**TASK TO COMPLETE:** The line holding "const captionLine2 = 'proposed" is the last one to output; start at the first line of the data, keep every line in between exactly, and leave out pictures.

**DATA SHOWN:**
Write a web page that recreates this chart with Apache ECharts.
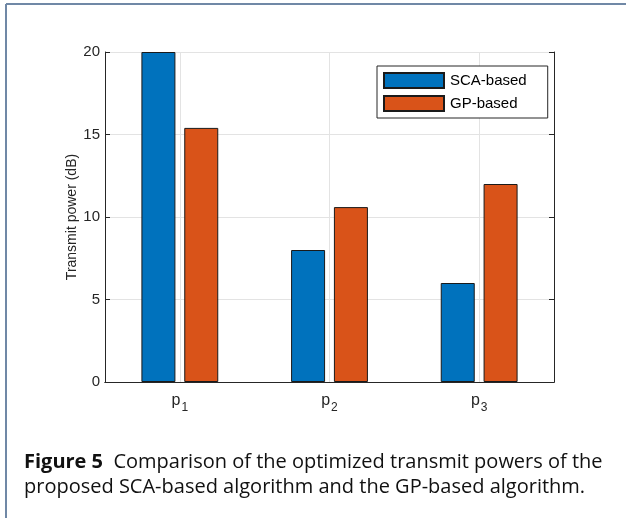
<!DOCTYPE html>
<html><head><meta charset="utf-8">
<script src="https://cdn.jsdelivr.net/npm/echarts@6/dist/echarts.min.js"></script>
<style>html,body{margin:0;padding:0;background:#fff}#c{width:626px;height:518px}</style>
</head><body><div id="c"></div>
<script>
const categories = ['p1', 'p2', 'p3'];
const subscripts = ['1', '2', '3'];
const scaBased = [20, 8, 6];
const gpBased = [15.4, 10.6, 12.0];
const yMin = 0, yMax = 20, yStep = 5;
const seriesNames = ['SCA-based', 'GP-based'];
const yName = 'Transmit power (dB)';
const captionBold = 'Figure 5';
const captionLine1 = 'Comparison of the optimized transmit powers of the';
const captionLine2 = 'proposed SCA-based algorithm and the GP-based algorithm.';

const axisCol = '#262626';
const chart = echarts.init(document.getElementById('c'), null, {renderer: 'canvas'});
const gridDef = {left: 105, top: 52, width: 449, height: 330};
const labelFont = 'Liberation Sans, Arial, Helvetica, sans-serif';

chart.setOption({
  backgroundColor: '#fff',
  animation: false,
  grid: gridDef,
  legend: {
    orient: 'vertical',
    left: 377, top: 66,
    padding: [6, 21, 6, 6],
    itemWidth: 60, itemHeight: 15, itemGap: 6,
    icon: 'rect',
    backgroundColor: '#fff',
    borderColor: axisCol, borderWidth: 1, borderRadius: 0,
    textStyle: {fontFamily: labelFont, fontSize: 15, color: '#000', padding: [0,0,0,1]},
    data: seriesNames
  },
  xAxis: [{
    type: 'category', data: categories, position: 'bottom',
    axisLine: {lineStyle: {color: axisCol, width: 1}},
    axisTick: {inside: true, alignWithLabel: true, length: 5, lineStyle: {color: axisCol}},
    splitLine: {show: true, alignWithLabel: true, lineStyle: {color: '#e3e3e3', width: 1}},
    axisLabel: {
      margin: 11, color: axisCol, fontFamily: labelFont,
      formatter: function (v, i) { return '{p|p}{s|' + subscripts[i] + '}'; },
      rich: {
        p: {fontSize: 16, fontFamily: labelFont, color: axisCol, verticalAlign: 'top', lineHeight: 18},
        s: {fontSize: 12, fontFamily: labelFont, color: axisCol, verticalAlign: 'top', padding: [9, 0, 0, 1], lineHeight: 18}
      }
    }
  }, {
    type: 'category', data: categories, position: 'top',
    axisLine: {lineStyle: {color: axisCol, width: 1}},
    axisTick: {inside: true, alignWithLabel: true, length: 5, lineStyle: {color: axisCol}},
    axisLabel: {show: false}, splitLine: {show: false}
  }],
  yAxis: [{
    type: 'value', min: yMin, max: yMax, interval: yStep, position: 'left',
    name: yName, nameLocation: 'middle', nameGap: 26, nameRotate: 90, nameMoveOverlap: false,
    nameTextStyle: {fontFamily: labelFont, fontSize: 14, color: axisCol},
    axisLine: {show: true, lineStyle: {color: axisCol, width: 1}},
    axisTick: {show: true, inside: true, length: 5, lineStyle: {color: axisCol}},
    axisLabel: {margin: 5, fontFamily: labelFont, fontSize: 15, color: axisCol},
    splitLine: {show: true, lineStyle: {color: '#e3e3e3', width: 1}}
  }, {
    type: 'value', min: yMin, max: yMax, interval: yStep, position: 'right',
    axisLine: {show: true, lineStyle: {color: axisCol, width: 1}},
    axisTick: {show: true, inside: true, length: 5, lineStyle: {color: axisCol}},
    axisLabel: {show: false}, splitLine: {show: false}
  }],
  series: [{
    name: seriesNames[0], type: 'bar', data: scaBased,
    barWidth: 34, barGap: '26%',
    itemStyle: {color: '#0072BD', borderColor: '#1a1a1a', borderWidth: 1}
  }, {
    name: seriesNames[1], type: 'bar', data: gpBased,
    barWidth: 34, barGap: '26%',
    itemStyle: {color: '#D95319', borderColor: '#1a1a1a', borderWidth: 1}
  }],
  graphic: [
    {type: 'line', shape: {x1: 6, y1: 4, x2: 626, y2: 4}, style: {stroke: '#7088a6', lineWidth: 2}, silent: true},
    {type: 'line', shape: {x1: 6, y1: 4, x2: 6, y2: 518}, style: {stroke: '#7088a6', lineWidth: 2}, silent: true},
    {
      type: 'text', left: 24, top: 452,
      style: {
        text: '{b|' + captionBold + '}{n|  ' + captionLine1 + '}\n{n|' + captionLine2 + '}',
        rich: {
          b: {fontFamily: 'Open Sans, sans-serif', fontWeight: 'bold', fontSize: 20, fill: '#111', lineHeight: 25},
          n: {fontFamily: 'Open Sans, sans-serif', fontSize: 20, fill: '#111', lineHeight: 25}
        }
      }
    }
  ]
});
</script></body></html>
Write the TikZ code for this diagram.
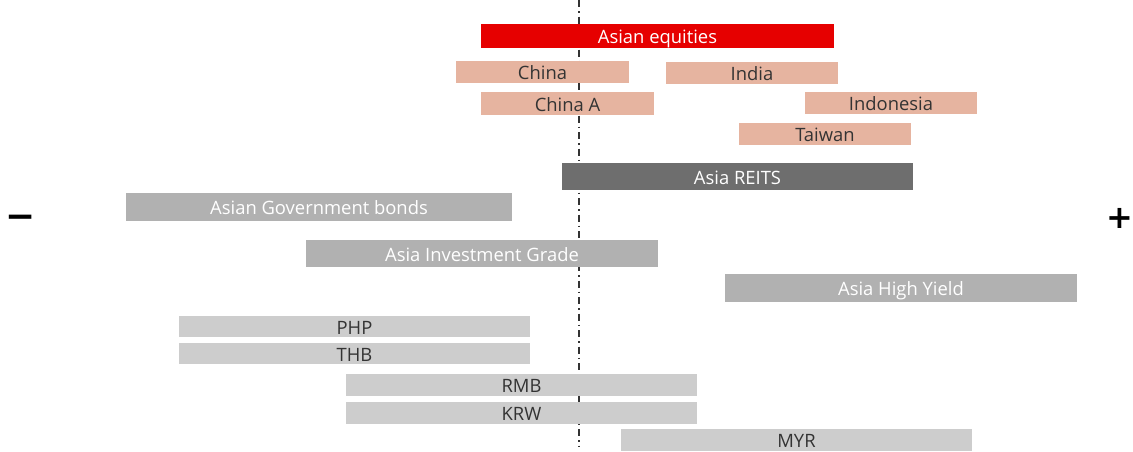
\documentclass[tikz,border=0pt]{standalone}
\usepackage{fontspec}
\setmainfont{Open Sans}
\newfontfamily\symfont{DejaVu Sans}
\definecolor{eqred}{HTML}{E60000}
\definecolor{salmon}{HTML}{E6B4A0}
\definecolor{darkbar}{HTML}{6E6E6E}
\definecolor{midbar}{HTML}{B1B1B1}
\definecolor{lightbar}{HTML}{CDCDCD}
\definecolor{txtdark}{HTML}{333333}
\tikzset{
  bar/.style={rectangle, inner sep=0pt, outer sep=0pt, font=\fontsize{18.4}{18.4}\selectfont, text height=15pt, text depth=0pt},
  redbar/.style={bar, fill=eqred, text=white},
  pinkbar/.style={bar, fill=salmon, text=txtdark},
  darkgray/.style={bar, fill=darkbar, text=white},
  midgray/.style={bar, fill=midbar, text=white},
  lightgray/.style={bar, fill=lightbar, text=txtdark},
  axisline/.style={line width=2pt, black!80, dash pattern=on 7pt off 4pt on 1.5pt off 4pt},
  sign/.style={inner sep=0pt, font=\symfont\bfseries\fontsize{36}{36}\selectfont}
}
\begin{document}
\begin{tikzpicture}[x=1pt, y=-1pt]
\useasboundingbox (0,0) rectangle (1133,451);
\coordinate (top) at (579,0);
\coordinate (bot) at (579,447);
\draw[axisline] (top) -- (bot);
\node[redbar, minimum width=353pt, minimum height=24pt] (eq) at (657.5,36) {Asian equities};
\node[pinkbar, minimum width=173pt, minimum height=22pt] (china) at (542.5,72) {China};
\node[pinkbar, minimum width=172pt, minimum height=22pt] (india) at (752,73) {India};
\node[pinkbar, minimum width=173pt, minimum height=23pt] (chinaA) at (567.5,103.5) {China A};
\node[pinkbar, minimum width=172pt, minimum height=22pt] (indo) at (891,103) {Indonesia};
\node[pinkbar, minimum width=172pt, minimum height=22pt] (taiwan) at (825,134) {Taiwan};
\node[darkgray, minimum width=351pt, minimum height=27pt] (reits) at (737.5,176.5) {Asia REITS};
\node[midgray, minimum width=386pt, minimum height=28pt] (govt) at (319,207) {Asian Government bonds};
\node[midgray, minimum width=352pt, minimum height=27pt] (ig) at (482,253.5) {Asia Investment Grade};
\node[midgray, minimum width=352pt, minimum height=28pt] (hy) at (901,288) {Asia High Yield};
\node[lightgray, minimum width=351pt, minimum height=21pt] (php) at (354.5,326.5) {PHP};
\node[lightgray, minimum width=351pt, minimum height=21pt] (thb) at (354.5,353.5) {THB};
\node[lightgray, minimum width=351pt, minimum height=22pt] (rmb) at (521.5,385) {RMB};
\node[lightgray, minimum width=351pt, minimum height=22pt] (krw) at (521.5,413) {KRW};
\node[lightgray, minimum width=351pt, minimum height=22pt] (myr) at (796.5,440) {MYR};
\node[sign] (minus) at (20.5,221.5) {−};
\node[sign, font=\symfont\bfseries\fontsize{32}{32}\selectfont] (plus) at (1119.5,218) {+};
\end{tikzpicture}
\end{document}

**OUTPUT BELOW:**
Write a web page that recreates this chart with Apache ECharts.
<!DOCTYPE html>
<html><head><meta charset="utf-8">
<script src="https://cdn.jsdelivr.net/npm/echarts@6/dist/echarts.min.js"></script>
<style>html,body{margin:0;padding:0;background:#fff}#c{width:626px;height:518px}</style>
</head><body><div id="c"></div>
<script>
const categories = ['p1', 'p2', 'p3'];
const subscripts = ['1', '2', '3'];
const scaBased = [20, 8, 6];
const gpBased = [15.4, 10.6, 12.0];
const yMin = 0, yMax = 20, yStep = 5;
const seriesNames = ['SCA-based', 'GP-based'];
const yName = 'Transmit power (dB)';
const captionBold = 'Figure 5';
const captionLine1 = 'Comparison of the optimized transmit powers of the';
const captionLine2 = 'proposed SCA-based algorithm and the GP-based algorithm.';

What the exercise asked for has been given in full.